GOAL -> Don't include pictures. Quote the lines below from the first through the line that contains "const rightTicks = [0,2,4,6,8,10,12,14,16];".

DATA EXTRACT ->
(begin)
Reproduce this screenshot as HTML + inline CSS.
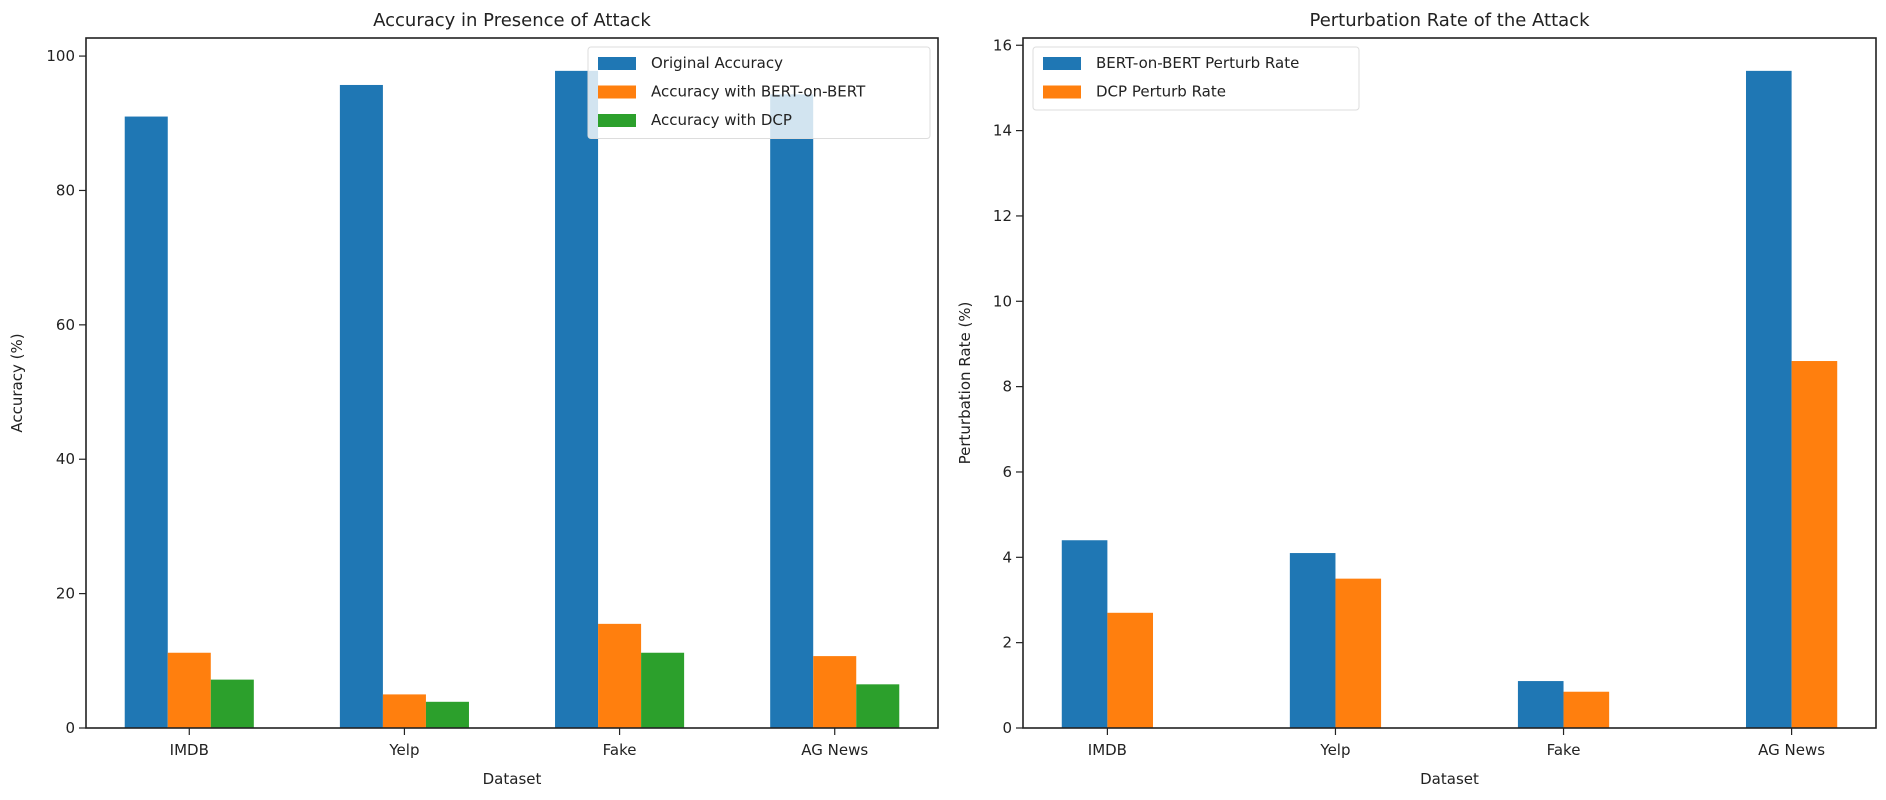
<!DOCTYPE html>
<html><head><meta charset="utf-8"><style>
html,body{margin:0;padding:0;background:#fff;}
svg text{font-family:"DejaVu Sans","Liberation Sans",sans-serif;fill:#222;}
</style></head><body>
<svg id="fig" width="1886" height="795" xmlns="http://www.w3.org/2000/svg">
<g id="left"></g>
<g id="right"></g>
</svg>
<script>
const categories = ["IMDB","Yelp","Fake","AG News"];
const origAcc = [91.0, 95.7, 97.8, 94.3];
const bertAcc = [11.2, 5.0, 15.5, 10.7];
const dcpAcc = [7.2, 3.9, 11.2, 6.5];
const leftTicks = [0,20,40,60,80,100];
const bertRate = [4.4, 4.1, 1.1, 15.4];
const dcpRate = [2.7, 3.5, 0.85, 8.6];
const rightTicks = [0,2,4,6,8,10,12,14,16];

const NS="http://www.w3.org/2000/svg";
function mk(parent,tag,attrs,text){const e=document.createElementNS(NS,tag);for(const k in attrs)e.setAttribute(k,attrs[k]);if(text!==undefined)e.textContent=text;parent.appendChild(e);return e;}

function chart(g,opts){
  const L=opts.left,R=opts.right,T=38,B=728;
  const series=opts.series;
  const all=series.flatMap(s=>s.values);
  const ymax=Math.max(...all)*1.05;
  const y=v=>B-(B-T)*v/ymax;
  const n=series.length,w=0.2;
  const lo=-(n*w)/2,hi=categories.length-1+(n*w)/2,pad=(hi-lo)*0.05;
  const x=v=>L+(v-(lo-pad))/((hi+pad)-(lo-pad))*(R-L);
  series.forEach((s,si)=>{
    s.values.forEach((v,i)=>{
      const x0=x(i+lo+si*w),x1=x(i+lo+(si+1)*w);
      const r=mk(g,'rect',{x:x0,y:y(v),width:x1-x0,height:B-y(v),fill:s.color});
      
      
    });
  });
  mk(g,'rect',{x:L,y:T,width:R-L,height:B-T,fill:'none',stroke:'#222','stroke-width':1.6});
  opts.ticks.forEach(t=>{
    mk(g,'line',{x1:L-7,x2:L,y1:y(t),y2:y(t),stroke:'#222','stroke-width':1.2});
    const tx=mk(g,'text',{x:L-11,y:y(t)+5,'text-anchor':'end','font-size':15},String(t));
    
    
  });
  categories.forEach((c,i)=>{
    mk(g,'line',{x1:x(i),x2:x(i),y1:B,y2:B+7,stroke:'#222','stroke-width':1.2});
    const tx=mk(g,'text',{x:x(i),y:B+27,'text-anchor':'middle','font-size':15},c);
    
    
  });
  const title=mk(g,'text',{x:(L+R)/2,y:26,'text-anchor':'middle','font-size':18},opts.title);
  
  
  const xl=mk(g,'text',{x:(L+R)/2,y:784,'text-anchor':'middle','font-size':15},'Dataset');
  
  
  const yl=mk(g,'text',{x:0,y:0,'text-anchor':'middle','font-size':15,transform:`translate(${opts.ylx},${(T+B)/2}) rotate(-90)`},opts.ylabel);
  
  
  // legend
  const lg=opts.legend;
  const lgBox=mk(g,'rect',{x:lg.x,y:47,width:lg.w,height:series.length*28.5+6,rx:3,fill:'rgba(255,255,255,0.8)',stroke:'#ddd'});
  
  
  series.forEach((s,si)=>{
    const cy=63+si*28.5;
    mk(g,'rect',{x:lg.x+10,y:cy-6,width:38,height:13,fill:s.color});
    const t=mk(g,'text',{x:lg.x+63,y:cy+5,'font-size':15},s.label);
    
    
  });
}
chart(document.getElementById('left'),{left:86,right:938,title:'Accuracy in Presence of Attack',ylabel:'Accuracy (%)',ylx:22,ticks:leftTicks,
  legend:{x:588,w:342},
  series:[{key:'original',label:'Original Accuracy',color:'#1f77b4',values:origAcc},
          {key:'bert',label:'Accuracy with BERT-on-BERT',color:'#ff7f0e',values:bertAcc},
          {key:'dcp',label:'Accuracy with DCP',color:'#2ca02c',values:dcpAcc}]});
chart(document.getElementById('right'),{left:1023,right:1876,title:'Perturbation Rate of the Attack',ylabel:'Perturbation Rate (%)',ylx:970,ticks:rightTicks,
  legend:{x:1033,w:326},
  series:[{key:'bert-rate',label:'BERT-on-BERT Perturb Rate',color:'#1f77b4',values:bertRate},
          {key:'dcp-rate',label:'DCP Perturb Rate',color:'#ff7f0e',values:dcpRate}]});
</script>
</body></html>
(end)
TASK OUTPUT ->
Reproduce this screenshot as HTML + inline CSS.
<!DOCTYPE html>
<html><head><meta charset="utf-8"><style>
html,body{margin:0;padding:0;background:#fff;}
svg text{font-family:"DejaVu Sans","Liberation Sans",sans-serif;fill:#222;}
</style></head><body>
<svg id="fig" width="1886" height="795" xmlns="http://www.w3.org/2000/svg">
<g id="left"></g>
<g id="right"></g>
</svg>
<script>
const categories = ["IMDB","Yelp","Fake","AG News"];
const origAcc = [91.0, 95.7, 97.8, 94.3];
const bertAcc = [11.2, 5.0, 15.5, 10.7];
const dcpAcc = [7.2, 3.9, 11.2, 6.5];
const leftTicks = [0,20,40,60,80,100];
const bertRate = [4.4, 4.1, 1.1, 15.4];
const dcpRate = [2.7, 3.5, 0.85, 8.6];
const rightTicks = [0,2,4,6,8,10,12,14,16];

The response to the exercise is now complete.